The following points highlight some of the work that Treasury has done to promote financial inclusion domestically and internationally.

  • Treasury is a leading member of the G20 Global Partnership for Financial Inclusion (GPFI), where we are working with our global counterparts to ensure safe, supportive and enabling policy environments for financial service.
  • Treasury is a major donor to multilateral development banks such as the World Bank, the African Development Bank, the Asian Development Bank, and the Inter-American Development Bank, amongst others, and as part of our oversight role with these institutions we work closely with their leadership to support programs aimed at expanding financial inclusion.
  • Treasury regularly collaborates with international groups such as the Alliance for Financial Inclusion (AFI) and the Better Than Cash Alliance (BTCA) in their efforts to engage regulators, governments and institutions on the benefits of financial inclusion and digitizing government payments.
  • Treasury works with its interagency partners and bureaus to tackle financial inclusion domestically as well as internationally.  Here in the United States, agencies like the Federal Deposit Insurance Corporation and the Consumer Financial Protection Bureau are undertaking research, educational activities, and enforcement measures to make sure that market-based financial products and services work well for consumers.
  • Treasury is prioritizing is work on financial inclusion powered by new technologies that promise to enable hundreds of millions of people to access financial services for the first time.

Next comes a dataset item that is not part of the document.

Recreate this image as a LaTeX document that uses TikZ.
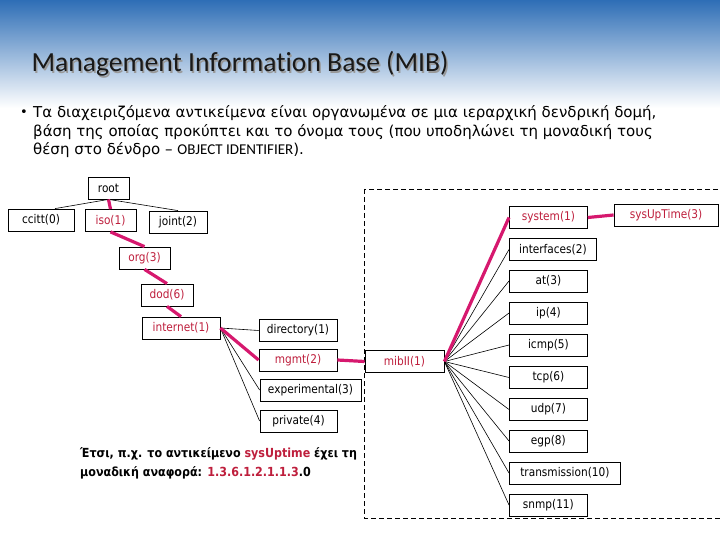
\documentclass[tikz,border=0pt]{standalone}
\usepackage{fontspec}
\setmainfont{DejaVu Sans}
\newfontfamily\titlefont[Ligatures=NoCommon]{Carlito}
\newfontfamily\boxfont[FakeStretch=0.88]{DejaVu Sans}
\newfontfamily\notefont[FakeStretch=0.89]{DejaVu Sans}
\definecolor{oidline}{RGB}{214,24,110}
\definecolor{oidtext}{RGB}{190,30,60}
\definecolor{slideblue}{RGB}{46,110,182}

\begin{document}
\begin{tikzpicture}[x=1pt, y=-1pt,
  obj/.style={draw, line width=0.8pt, fill=white, inner sep=1pt, minimum height=22pt, minimum width=78pt, font=\boxfont\fontsize{12}{13}\selectfont},
  hot/.style={text=oidtext},
  branch/.style={line width=0.6pt},
  trail/.style={line width=3.2pt, draw=oidline}
]
\useasboundingbox (0,0) rectangle (720,540);
\shade[top color=slideblue, bottom color=white] (0,0) rectangle (720,108);

% title and bullet text
\node[anchor=base west, text=black!40, font=\titlefont\fontsize{27.6}{30}\selectfont] at (29.5,73.5) {Management Information Base (MIB)};
\node[anchor=base west, text=black!90, font=\titlefont\fontsize{27.6}{30}\selectfont] (title) at (28,72) {Management Information Base (MIB)};
\node[anchor=base west, inner sep=0pt, font=\fontsize{13}{18}\selectfont] (bullet) at (20,117) {•};
\node[anchor=north west, inner sep=0pt, align=left, font=\fontsize{15}{18.5}\selectfont] (intro) at (33,105.5)
  {Τα διαχειριζόμενα αντικείμενα είναι οργανωμένα σε μια ιεραρχική δενδρική δομή,\\
   βάση της οποίας προκύπτει και το όνομα τους (που υποδηλώνει τη μοναδική τους\\
   θέση στο δένδρο – {\titlefont OBJECT IDENTIFIER}).};

% mib-2 frame
\draw[line width=0.8pt, dash pattern=on 5pt off 3pt] (364,189) rectangle (724,518);

% left part of the tree
\node[obj, minimum width=41pt] (root) at (108.5,188) {root};
\node[obj, minimum width=66pt] (ccitt) at (41,220) {ccitt(0)};
\node[obj, hot, minimum width=51pt] (iso) at (110.5,220.5) {iso(1)};
\node[obj, minimum width=58pt] (joint) at (178,222) {joint(2)};
\node[obj, hot, minimum width=51pt] (org) at (144.5,258) {org(3)};
\node[obj, hot, minimum width=52pt] (dod) at (167,295) {dod(6)};
\node[obj, hot] (internet) at (181,328) {internet(1)};
\node[obj] (directory) at (298,330.5) {directory(1)};
\node[obj, hot] (mgmt) at (298,360) {mgmt(2)};
\node[obj, minimum width=101pt] (experimental) at (310.5,390) {experimental(3)};
\node[obj, minimum width=77pt] (private) at (298.5,421) {private(4)};
\node[obj, hot, minimum width=79pt] (mibII) at (404.5,361.5) {mibII(1)};

% groups under mib-2
\node[obj, hot, anchor=west] (system) at (509,217.5) {system(1)};
\node[obj, hot, minimum width=104pt] (sysUpTime) at (666,215) {sysUpTime(3)};
\node[obj, anchor=west, minimum width=87pt] (interfaces) at (509,249.5) {interfaces(2)};
\node[obj, anchor=west] (at) at (509,281) {at(3)};
\node[obj, anchor=west] (ip) at (509,313) {ip(4)};
\node[obj, anchor=west] (icmp) at (509,345) {icmp(5)};
\node[obj, anchor=west] (tcp) at (509,377.5) {tcp(6)};
\node[obj, anchor=west] (udp) at (509,409.5) {udp(7)};
\node[obj, anchor=west] (egp) at (509,441) {egp(8)};
\node[obj, anchor=west, minimum width=111pt] (transmission) at (509,473) {transmission(10)};
\node[obj, anchor=west] (snmp) at (509,505) {snmp(11)};

% connectors
\draw[branch] (root.south) -- ([xshift=14pt]ccitt.north);
\draw[branch] (root.south) -- (joint.north);
\foreach \n in {directory, experimental, private}
  \draw[branch] (internet.east) -- (\n.west);
\foreach \n in {interfaces, at, ip, icmp, tcp, udp, egp, transmission, snmp}
  \draw[branch] (mibII.east) -- (\n.west);
\draw[trail] (root.south) -- (iso.north);
\draw[trail] (iso.south) -- (org.north);
\draw[trail] (org.south) -- (dod.north);
\draw[trail] (dod.south) -- (internet.north);
\draw[trail] (internet.east) -- (mgmt.west);
\draw[trail] (mgmt.east) -- (mibII.west);
\draw[trail] (mibII.east) -- (system.west);
\draw[trail] (system.east) -- (sysUpTime.west);

% example note
\node[anchor=north west, inner sep=0pt, align=left, font=\notefont\bfseries\fontsize{12.5}{19.5}\selectfont] (note) at (80,447)
  {Έτσι, π.χ. το αντικείμενο \textcolor{oidtext}{sysUptime} έχει τη\\
   μοναδική αναφορά: \textcolor{oidtext}{1.3.6.1.2.1.1.3}.0};
\end{tikzpicture}
\end{document}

New technologies are rapidly changing the face of financial services across the globe, allowing the financial sector to reach more people in remote places and at a lower delivery cost than ever before.  Advances in technology are enabling new business models and creating a capacity for exciting and transformational changes in terms of cost and ability to reach scale so that universal access may be achievable in the not too distant future.
  • Treasury’s Office of Technical Assistance (OTA) works closely with global central banks, finance ministries and other public sector financial institutions to develop financial inclusion strategies, draft laws and regulations that support financial inclusion objectives, build capacity for supervisors and regulators, and modernize financial infrastructure and government payment systems.  While policy is important, implementation on the ground is where the most impact is felt, and OTA leads the way in this important aspect.